Vet and rugby player who played for England and Edinburgh University

Born: September 25,1925;

Died: May 9, 2015

MICHAEL Roland “Micky” Steele-Bodger, who has died aged 93, was a larger-than-life legend of rugby union football. After nine successive caps for England, in 1949 he sustained a career-ending injury, forcing him to switch to administration, where he became, in effect, “Mr Rugby Union”.

His father Harry was a distinguished vet, founder of the British Veterinary Association, running a successful practice in Tamworth. This enabled him to send his sons Alasdair and Micky to Rugby School, where a love of the game founded there was instilled in them both.

From Rugby, Micky went up to Cambridge, to Gonville and Caius College, where he was a double Blue, captaining the university in the 1946 Varsity match. From there he followed father and elder brother in going to the Royal Dick Vet school at Edinburgh University.

He won the first of his nine caps while at Cambridge, so, when he arrived in Edinburgh, they were naturally delighted to have him in their team. There is a legend of his journey south to play in the 1947 Calcutta Cup match. This involved a 30-hour train journey through the worst of the coldest and hardest winter of the 20th century. He left Edinburgh on the Thursday night, twice helped dig the train out of deep snow on the Waverley Line then telegraphed ahead from Carlisle that he was on his way, but did not reach the team hotel in London until 4am on the Saturday.

Leaving word to: “Waken me at 10am,” he retired to bed, overslept and had to take a taxi to where he understood the team would be lunching. They weren't there, so, he got back into the taxi and headed for Twickenham.

Arriving before the rest of the England team he got changed and was sitting, in his match kit in the dressing room when they arrived, only to learn, because they thought he wasn't coming, the selectors had dropped him.

Words were exchanged, but Steele-Bodger played in England's 24-5 win. He was listed as playing for Cambridge University in that game, but, in the return fixture in 1948 at Murrayfield, he was listed as playing for Edinburgh University.
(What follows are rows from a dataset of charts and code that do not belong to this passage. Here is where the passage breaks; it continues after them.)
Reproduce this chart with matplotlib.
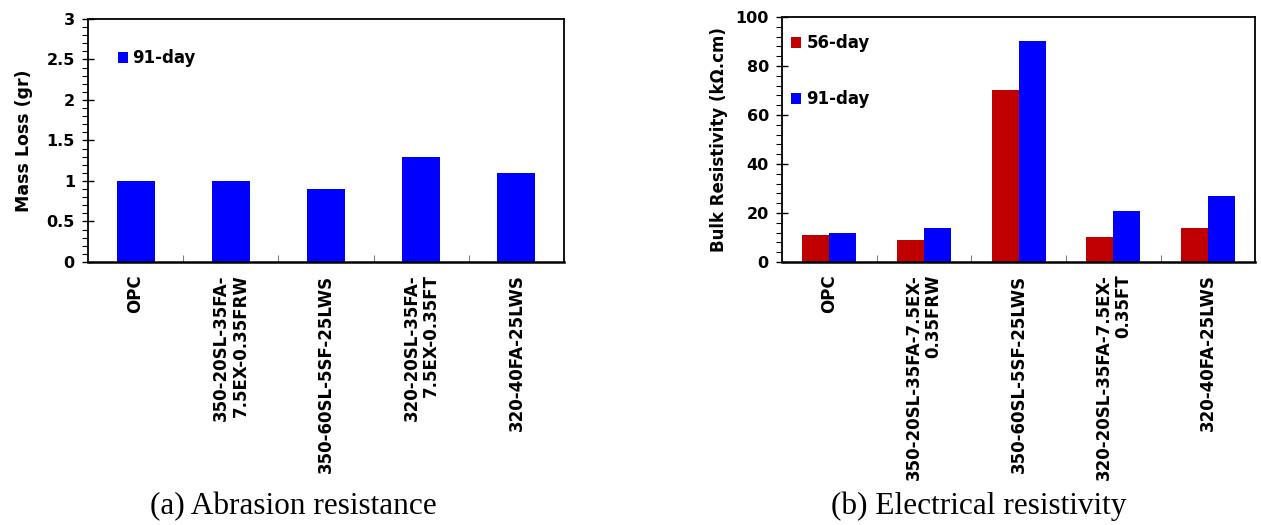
import numpy as np
import matplotlib
matplotlib.use('Agg')
import matplotlib.pyplot as plt
from matplotlib.ticker import MultipleLocator, FixedLocator

plt.rcParams['font.family'] = ['DejaVu Sans']
plt.rcParams['font.weight'] = 'bold'

# data
mixes_a = ['OPC', '350-20SL-35FA-\n7.5EX-0.35FRW', '350-60SL-5SF-25LWS',
           '320-20SL-35FA-\n7.5EX-0.35FT', '320-40FA-25LWS']
mixes_b = ['OPC', '350-20SL-35FA-7.5EX-\n0.35FRW', '350-60SL-5SF-25LWS',
           '320-20SL-35FA-7.5EX-\n0.35FT', '320-40FA-25LWS']
mass_loss_91 = [1.0, 1.0, 0.9, 1.3, 1.1]
resist_56 = [11, 9, 70, 10, 14]
resist_91 = [12, 14, 90, 21, 27]

RED = '#C00000'
BLUE = '#0000FF'


def style_axes(ax, labels):
    n = len(labels)
    ax.set_xlim(-0.5, n - 0.5)
    ax.set_xticks(np.arange(n))
    ax.set_xticklabels(labels, rotation=90, va='top', ha='center',
                       multialignment='right', fontsize=12, fontweight='bold',
                       linespacing=1.1)
    ax.tick_params(axis='x', which='major', length=0, pad=9)
    ax.xaxis.set_minor_locator(FixedLocator(np.arange(0.5, n - 0.5, 1.0)))
    ax.tick_params(axis='x', which='minor', direction='in', length=5,
                   width=0.8, color='#808080')
    ax.tick_params(axis='y', which='major', direction='inout', length=9,
                   width=1.0, labelsize=11.5, pad=5)
    ax.tick_params(axis='y', which='minor', direction='out', length=4, width=0.8)
    for lab in ax.get_yticklabels():
        lab.set_fontweight('bold')
    for s in ax.spines.values():
        s.set_linewidth(1.3)
    ax.spines['bottom'].set_linewidth(1.8)


fig = plt.figure(figsize=(12.61, 5.25), dpi=100)

# (a) abrasion
ax1 = fig.add_axes([0.0698, 0.501, 0.3775, 0.4629])
x = np.arange(len(mixes_a))
ax1.bar(x, mass_loss_91, width=0.4, color=BLUE, label='91-day')
ax1.set_ylim(0, 3)
ax1.set_yticks([0, 0.5, 1, 1.5, 2, 2.5, 3])
ax1.set_yticklabels(['0', '0.5', '1', '1.5', '2', '2.5', '3'])
ax1.yaxis.set_minor_locator(MultipleLocator(0.1))
style_axes(ax1, mixes_a)
ax1.set_ylabel('Mass Loss (gr)', fontsize=12.5, fontweight='bold', labelpad=10)
ax1.legend(loc='upper left', bbox_to_anchor=(0.062, 0.875), frameon=False,
           prop={'size': 12, 'weight': 'bold'}, handlelength=0.6,
           handleheight=0.6, handletextpad=0.3, borderpad=0, borderaxespad=0)

# (b) electrical resistivity
ax2 = fig.add_axes([0.6201, 0.501, 0.3755, 0.4667])
x = np.arange(len(mixes_b))
w = 1 / 3.5
ax2.bar(x - w / 2, resist_56, width=w, color=RED, label='56-day')
ax2.bar(x + w / 2, resist_91, width=w, color=BLUE, label='91-day')
ax2.set_ylim(0, 100)
ax2.yaxis.set_major_locator(MultipleLocator(20))
ax2.yaxis.set_minor_locator(MultipleLocator(4))
style_axes(ax2, mixes_b)
ax2.set_ylabel('Bulk Resistivity (k\u03a9.cm)', fontsize=12, fontweight='bold',
               labelpad=5)
ax2.legend(loc='upper left', bbox_to_anchor=(0.02, 0.93), frameon=False,
           prop={'size': 12, 'weight': 'bold'}, handlelength=0.6,
           handleheight=0.6, handletextpad=0.3, labelspacing=2.3,
           borderpad=0, borderaxespad=0)

# captions
fig.text(0.2328, 0.035, '(a) Abrasion resistance', ha='center', va='center',
         fontsize=22.5, fontweight='normal',
         family=['Liberation Serif', 'DejaVu Serif'])
fig.text(0.7765, 0.035, '(b) Electrical resistivity', ha='center', va='center',
         fontsize=22.5, fontweight='normal',
         family=['Liberation Serif', 'DejaVu Serif'])

fig.savefig('out.png', dpi=100)
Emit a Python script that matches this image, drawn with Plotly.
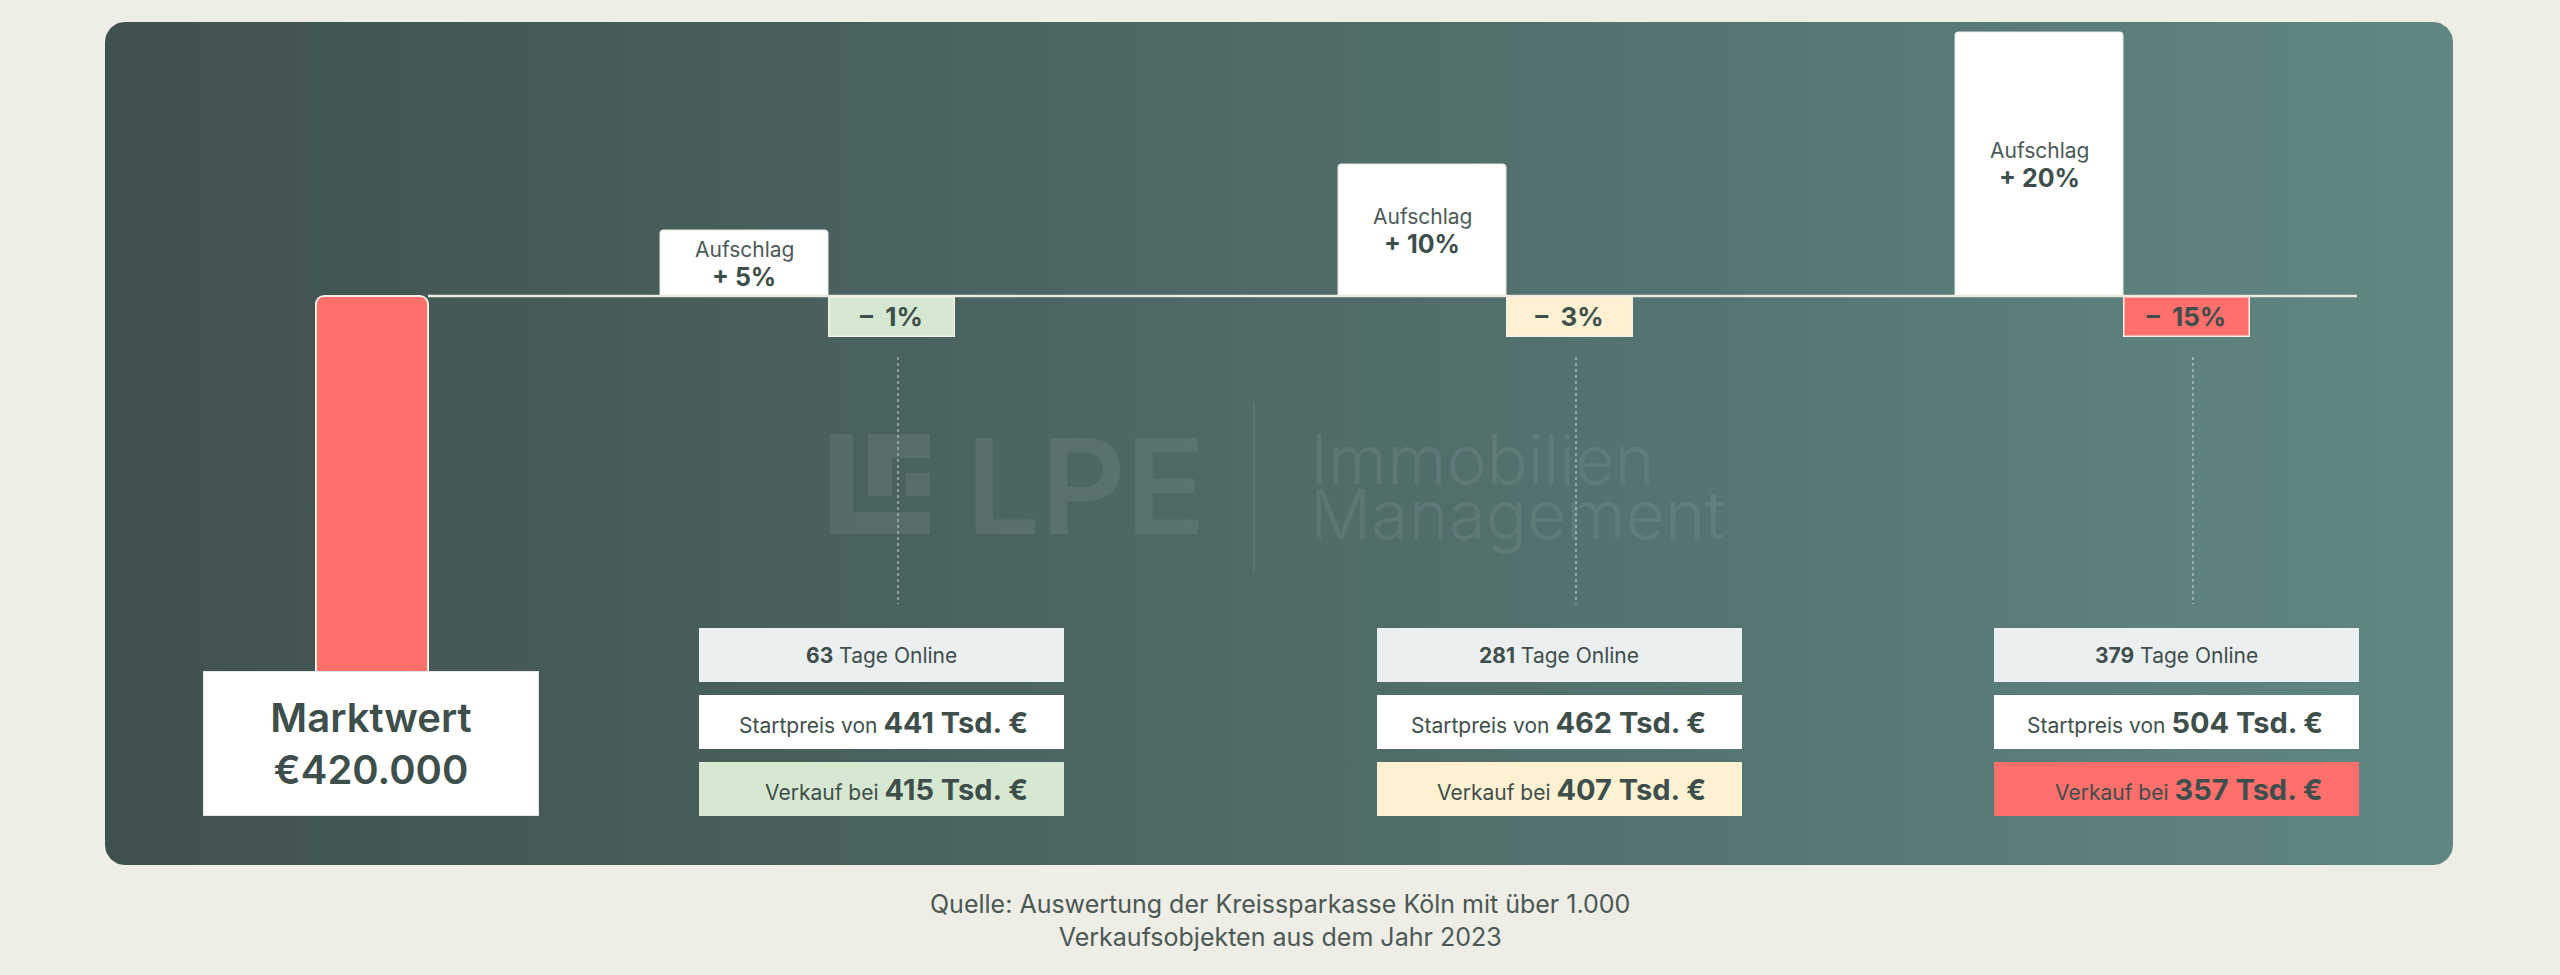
import numpy as np
import plotly.graph_objects as go

# ---------------- data ----------------
marktwert_tsd = 420
marktwert_label = "€420.000"
aufschlag_pct = [5, 10, 20]
abschlag_pct = [1, 3, 15]
tage_online = [63, 281, 379]
startpreis_tsd = [441, 462, 504]
verkauf_tsd = [415, 407, 357]
source_lines = ["Quelle: Auswertung der Kreissparkasse Köln mit über 1.000",
                "Verkaufsobjekten aus dem Jahr 2023"]

# ---------------- layout constants ----------------
W, H = 2560, 975
BASE_PX = 296            # pixel row of the zero line
PCT_PX = 13.2            # pixels per percent point
TSD_PX = 1.0             # pixels per Tsd. €
SLOT_X = [828, 1506, 2123]
MW_X = 372
TEXT = "#3e4e4b"
BG = "#eeede6"
GREEN, YELLOW, RED = "#d6e8d1", "#fdf1d2", "#ff6f6b"
NEG_COLORS = [GREEN, YELLOW, RED]
FONT = "Inter"

fig = go.Figure()

# ----- background panel with horizontal gradient (pixel axes x / y) -----
x0p, y0p, x1p, y1p, r = 105, 22, 2453, 865, 20
def arc(cx, cy, a0, a1):
    t = np.linspace(a0, a1, 12)
    return list(cx + r * np.cos(t)), list(cy + r * np.sin(t))
px, py = [], []
for cx, cy, a0, a1 in [(x1p - r, y0p + r, -np.pi / 2, 0), (x1p - r, y1p - r, 0, np.pi / 2),
                       (x0p + r, y1p - r, np.pi / 2, np.pi), (x0p + r, y0p + r, np.pi, 1.5 * np.pi)]:
    ax, ay = arc(cx, cy, a0, a1)
    px += ax
    py += ay
px.append(px[0]); py.append(py[0])
fig.add_trace(go.Scatter(x=px, y=py, mode="lines", fill="toself", line=dict(width=0),
                         fillgradient=dict(type="horizontal",
                                           colorscale=[[0, "#3f514e"], [0.5, "#4f6a67"], [1, "#608783"]]),
                         hoverinfo="skip", showlegend=False, xaxis="x", yaxis="y"))

# ----- Marktwert bar (Tsd. axis y3) -----
fig.add_trace(go.Bar(x=[MW_X], y=[marktwert_tsd], base=[-marktwert_tsd], width=112,
                     marker=dict(color=RED, line=dict(color="#f3ece2", width=2), cornerradius=8),
                     xaxis="x", yaxis="y3", hoverinfo="skip", showlegend=False))

# ----- Aufschlag bars (percent axis y2) -----
auf_x = [s - 84 for s in SLOT_X]
fig.add_trace(go.Bar(x=auf_x, y=aufschlag_pct, width=168,
                     marker=dict(color="#ffffff", line=dict(color="#e9e9e2", width=1), cornerradius=3),
                     xaxis="x", yaxis="y2", hoverinfo="skip", showlegend=False))

annotations = []
shapes = []

# Aufschlag labels
for xa, v in zip(auf_x, aufschlag_pct):
    annotations.append(dict(x=xa, y=v / 2, xref="x", yref="y2", showarrow=False, yshift=14,
                            text="Aufschlag", font=dict(size=21, color="#4c5a57", family=FONT)))
    annotations.append(dict(x=xa, y=v / 2, xref="x", yref="y2", showarrow=False, yshift=-14,
                            text=f"+ {v}%", font=dict(size=25, color=TEXT, family=FONT, weight=700)))

# Abschlag tags
for s, v, c in zip(SLOT_X, abschlag_pct, NEG_COLORS):
    annotations.append(dict(x=s + 63, y=0, xref="x", yref="y2", xanchor="center", yanchor="top",
                            showarrow=False, text=f"–  {v}%",
                            font=dict(size=26, color=TEXT, family=FONT, weight=700),
                            width=124, height=38, bgcolor=c, bordercolor="#f3efe6",
                            borderwidth=1.5, borderpad=0))

# zero line
shapes.append(dict(type="line", xref="x", yref="y2", x0=428, x1=2357, y0=0, y1=0,
                   line=dict(color="#ebe8de", width=2.5), layer="above"))

# dotted connectors
for s in SLOT_X:
    shapes.append(dict(type="line", xref="x", yref="y", x0=s + 70, x1=s + 70, y0=357, y1=604,
                       line=dict(color="rgba(225,232,228,0.75)", width=1.2, dash="dot")))

# info boxes
rows_y = [655, 722, 789]
BOX_W, BOX_H, PAD_R = 365, 54, 34
for i, s in enumerate(SLOT_X):
    cx = s + 53
    bgs = ["#eceff0", "#ffffff", NEG_COLORS[i]]
    for yy, bg in zip(rows_y, bgs):
        annotations.append(dict(x=cx, y=yy, xref="x", yref="y", xanchor="center", yanchor="middle",
                                showarrow=False, text=" ", width=BOX_W, height=BOX_H,
                                bgcolor=bg, borderpad=0, borderwidth=0))
    annotations.append(dict(x=cx, y=rows_y[0], xref="x", yref="y", xanchor="center", yanchor="middle",
                            showarrow=False, text=f"<b>{tage_online[i]}</b> Tage Online",
                            font=dict(size=21, color=TEXT, family=FONT)))
    for yy, label, val in [(rows_y[1], "Startpreis von", startpreis_tsd[i]),
                           (rows_y[2], "Verkauf bei", verkauf_tsd[i])]:
        annotations.append(dict(x=cx + BOX_W / 2 - PAD_R, y=yy, xref="x", yref="y",
                                xanchor="right", yanchor="middle", showarrow=False,
                                text=f"{label} <span style='font-size:29px;font-weight:700'>{val} Tsd. €</span>",
                                font=dict(size=21, color=TEXT, family=FONT)))

# Marktwert box
annotations.append(dict(x=MW_X - 1, y=743, xref="x", yref="y", xanchor="center", yanchor="middle",
                        showarrow=False, text=f"Marktwert<br>{marktwert_label}",
                        font=dict(size=40, color=TEXT, family=FONT, weight=600),
                        width=334, height=143, bgcolor="#ffffff", bordercolor="#e3e6e2",
                        borderwidth=1, borderpad=0))

# watermark
WM = "rgba(255,255,255,0.075)"
for (a, b, c, d) in [(830, 434, 853, 512), (830, 512, 930, 534), (868, 434, 892, 496),
                     (892, 434, 930, 458), (906, 473, 930, 496)]:
    shapes.append(dict(type="rect", xref="x", yref="y", x0=a, y0=b, x1=c, y1=d,
                       fillcolor=WM, line=dict(width=0)))
shapes.append(dict(type="line", xref="x", yref="y", x0=1254, x1=1254, y0=403, y1=572,
                   line=dict(color="rgba(255,255,255,0.08)", width=2)))
annotations.append(dict(x=964, y=486, xref="x", yref="y", xanchor="left", yanchor="middle",
                        showarrow=False, text="LPE",
                        font=dict(size=132, color=WM, family=FONT, weight=600)))
annotations.append(dict(x=1308, y=459, xref="x", yref="y", xanchor="left", yanchor="middle",
                        showarrow=False, text="Immobilien",
                        font=dict(size=68, color=WM, family=FONT, weight=300)))
annotations.append(dict(x=1308, y=514, xref="x", yref="y", xanchor="left", yanchor="middle",
                        showarrow=False, text="Management",
                        font=dict(size=68, color=WM, family=FONT, weight=300)))

# footer
annotations.append(dict(x=1280, y=920, xref="x", yref="y", xanchor="center", yanchor="middle",
                        showarrow=False, text="<br>".join(source_lines),
                        font=dict(size=25, color="#4b5854", family=FONT)))

ax_common = dict(visible=False, fixedrange=True, domain=[0, 1], showgrid=False, zeroline=False)
fig.update_layout(
    width=W, height=H, margin=dict(l=0, r=0, t=0, b=0),
    paper_bgcolor=BG, plot_bgcolor="rgba(0,0,0,0)",
    barmode="overlay", showlegend=False,
    font=dict(family=FONT, color=TEXT),
    xaxis=dict(range=[0, W], **ax_common),
    yaxis=dict(range=[H, 0], **ax_common),
    yaxis2=dict(range=[-(H - BASE_PX) / PCT_PX, BASE_PX / PCT_PX], overlaying="y", **ax_common),
    yaxis3=dict(range=[-(H - BASE_PX) / TSD_PX, BASE_PX / TSD_PX], overlaying="y", **ax_common),
    annotations=annotations, shapes=shapes,
)

fig.write_html("out.html", config={"displayModeBar": False},
               post_script="document.body.style.margin='0px';document.body.style.background='#eeede6';")
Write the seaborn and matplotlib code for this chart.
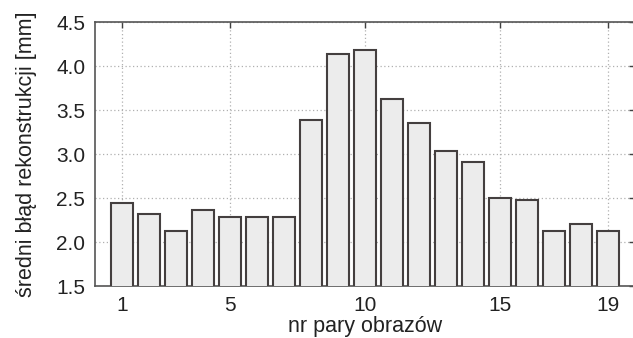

He also played for Harlequins, and had a long association with the Barbarians, first donning the legendary black and white hoops in 1946. He was a true Barbarian, always up for the high jinks which were such a part of their tours, to South Wales and beyond. He captained the team, and scored against the 1948 Australian tourists in the first of what would become a rugby tradition, end of tour game. Later he was was a committee member, team manager on tours, honorary secretary and was still president at the time of his death, 73 years after he was invited to join the club.

He also, in 1948 established “the Steele-Bodger Match,” when he put together an invitation team of near-international standard, to play Cambridge University as their final warm-up game before their annual date with Oxford at Twickenham. This match continues to this day.

He was an “Old Fart” as Will Carling memorably named the RFU hierarchy, around Twickenham over many years, and president of the RFU in 1973-74. He was a long-time member of the International Rugby Board, the fore-runner of World Rugby, and was its chairman for a number of years.

Although his injury denied him the opportunity of wearing the legendary red shirt, he gave sterling service to the British Lions, as a committee member and selector. His long service to the game was recognised, when he was made CBE in 1990.

Away from rugby, he had a long association with the East India Club in London. He was life president of the club at the time of his death, having played a key role in keeping it going in the sometimes difficult times following the end of the Raj. He was also involved in Round Table, being a founder member of the Tamworth club in 1952. However, he was always a working vet.

He is survived by wife Violet and his children, Guy, Duncan and Clair, nine grand-children and five great-grand-children.